The Trip: Rediscovering America by Car

Saturday, August 18, 2007

Day 6: Chicago, IL

A lion and a B-2 bomber
Image of the day: A lion at the Lincoln Park Zoo barely notices as a B-2 bomber roars overhead. Photo by Katie Grim.

Trip meter at start of day: 1,006.0 mi
Gas: None bought today.


Today I met with a Peace Corps friend of mine, Katie, who was in Moldova from 2004 to 2006. We decided to meet, along with two of her friends and my sister, at the waterfront for the 49th Annual Chicago Air and Water Show. The show takes place along the waterfront and is free, unless you consider that the show is done with public money and the headliners are military units that our tax dollars pay for. Planes had been streaking across the city at high speeds for the previous few days, so I knew I had to check it out.

Unfortunately, the weather didn't want to cooperate. While it never poured, it rained off and on and the clouds were thick all day. As a result, my sister went home after less than an hour, and the rest of us spent our time alternating between walking around the Lincoln Park Zoo and watching the show from a nearby strip of park. It was at the zoo that Katie took the amazing image of the day.

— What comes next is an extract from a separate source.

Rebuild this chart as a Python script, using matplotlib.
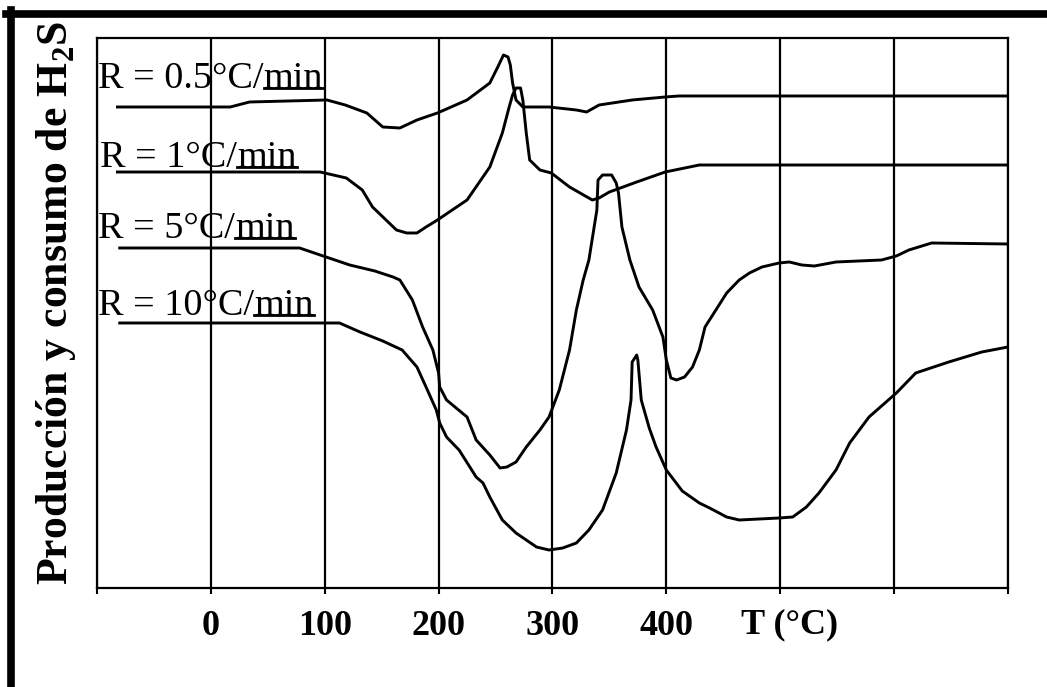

When I mentioned in conversation to Katie that I had already visited with some old friends in Chicago, she said I had more friends than she did in the city. She's been living in Chicago for two months, and as she said to me, "I've only got, like, three friends." I wouldn't mention this if I thought that Katie would remain friendless in her new city. She'll make many friends, but it shows an interesting aspect of American culture: Americans, as opposed to people in most other parts of the world, are fiercely independent from their parents. Katie, for example, has lived in Ohio, North Carolina, Moldova, France and now Chicago. At 18, I moved 2,600 miles away to college, and at 22, I moved to Eastern Europe. Americans, in general, need to keep moving, need to establish themselves in a new place, but then can't stand staying there for too long. America is a culture in which the closer you live to your parents, the lower your social status is. This dynamic doesn't exist in other countries, but Americans are obsessed with the need for a fresh start.

Katie could have stayed in Ohio for college, grad school, and the rest of her life. She would have known lots of people, had support nearby all the time, and never would have had to feel like she was starting from scratch. I could have stayed in California, too, and perhaps have lived a less complicated life until now. But something deep down inside every American says that it's time to move. We adjust in the new area, and soon that becomes the home to which we are so closely attached. Luckily, what I'm discovering this week in Chicago is that you can go home again.